Hundreds mourn air race victims at Nevada memorial
The Associated Press
RENO, Nev. – More than 400 people gathered Sunday night to pay their respects to the victims of a deadly crash at an air race and to dedicate a tree that the state’s governor said would serve as a reminder of the “shared humanity” of the heroes who responded to the tragedy.
The 74-year-old pilot, Jimmy Leeward, of Ocala, Fla., was among the 11 people killed Sept. 16 in the crash during the National Championship Air Races at Reno-Stead Airport.
About 70 spectators also were seriously injured, including some who lost limbs but attended the sunset memorial at a park a few miles from the downtown casino district.
Mayor Bob Cashell said the memorial was important not only to show support for the families of the victims but also for “the community to begin the healing process.”
Rabbi Teri Appleby, who was among the clergy that spoke at the interfaith memorial, agreed that the gathering was important for “all of us in Reno and Sparks who are still in shock after this tragedy.”
It marked the third time in three months that the community found itself in mourning over a catastrophic event. Five people were killed and 30 were injured in an Amtrak train crash about 60 miles east of Reno in June. Five more died in a shooting at an IHOP restaurant in nearby Carson City on Sept. 6, including three members of the state National Guard unit.
Gov. Brian Sandoval said the oak tree would preserve the memory of one of the most important incidents in the “collective life of a community.”
“The accident at the Reno Air Races will not only be remembered for its sense of loss and tragedy,” he said.

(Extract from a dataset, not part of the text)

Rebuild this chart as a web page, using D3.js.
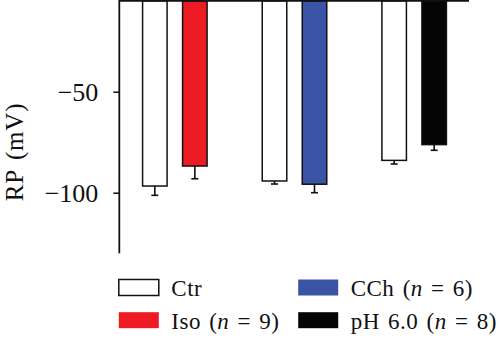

“It will be remembered because of the way this community responded,” he said, through people such as firefighters and doctors, volunteers, those who stood in line to give blood “and those who simply stood and prayed.”
“The people of this community responded with a sense of urgency and a demonstration of our shared humanity that will forever make us proud. It is proper we remember that as well,” he said.
Cashell read the inscription for the marker with the tree: “Dedicated to the victims and families of the National Championship Air Races and Air Show Tragedy, Friday, Sept. 16, 2011.”
Mike Houghton, director of the Reno Air Races Association, said before the service that he was at a loss to describe the public support for the family and friends of the victims.
“I’ve seen an overwhelming level of emotional unity in this community,” Houghton said. “We have all been touched, and it may have been in a small way or a big way, but it is a shared level of shock and grief.”
Grief counselors who met with family and friends of the dead and seriously injured said it will take many of them a long time to recover.
“It is a life-changer,” said Dr. Jay Jeffers, of Sparks. The practicing psychologist has responded to five disasters in seven years with the American Red Cross, including Hurricane Katrina.
“It changes everything they know in their life up to that point – everything they have ever witnessed or experienced – because suddenly that person is gone now,” Jeffers said.
“I saw a lot of denial and anger,” he added. “But there were a lot of people feeling just numb.”